Most everything I know about poultry comes from having spent some time in Harrisonburg, VA, where Ralston-Purina disassembles thousands of them per minute. The whole town smells like dog food sometimes.
Yabut I've heard farmers, or perhaps maybe more likely their families, name various animals and then kill and eat them. But what do I know? I was a townie in a farm town that had a college so, you know, half rednecks and half academics, which was weird. Anyway, I remember boggling at my best friend as he fed his cow(s), which he later sold to market and made a surprisingly large amount of money from.
I'm not claiming that chicken-meat farmers don't name their animals, kmellis. The "probably more common" was supposed to mitigate my assertion. Can't speak for everyone who owns a chicken, of course. :)
There was an anthropological project in Britain years ago in which a group spent a couple of years living in the manner of the Iron Age -- they'd probably make it into a TV series called "The 400 AD House" now. One thing that had always puzzled archaologists about Iron Age huts is they always had this hollowed-out area in the dirt floor, always in a certain spot just inside the front door. They never knew what it was for; the usual speculation involved "religious significance", which is archaeologist-ese for "we don't know".

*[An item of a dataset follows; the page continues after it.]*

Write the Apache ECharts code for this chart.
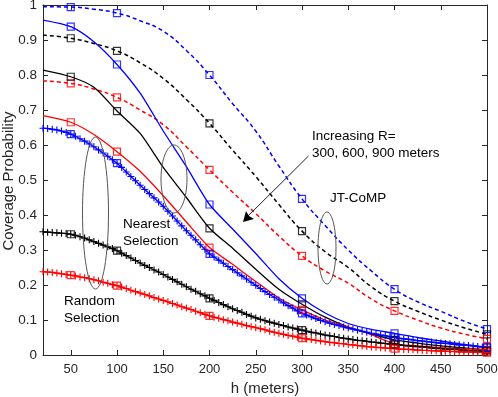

When archaeologists came to examine the site where people had been living in this recreation, to their astonishment, there was the hollowed out area in the dirt floor, just as they'd always seen it. When they excitedly asked "why did you do this here", the residents said oh, when the chickens come in they always take a little dust bath in that spot, and it's worn away quite an interesting little hollow, hasn't it?
Spiggott, I know exactly what kind of "hollow" you're talking about. No patch of dirt is safe. Sometimes they dig down so far, they're below ground-level.
Thanks for sharing, mups! I loves me some chickens (the mister thinks I'm weird).
We had a few for a while when I was growing up (five hens of various breeds and a banty rooster). One of my wishes is to have a big enough place to have a few.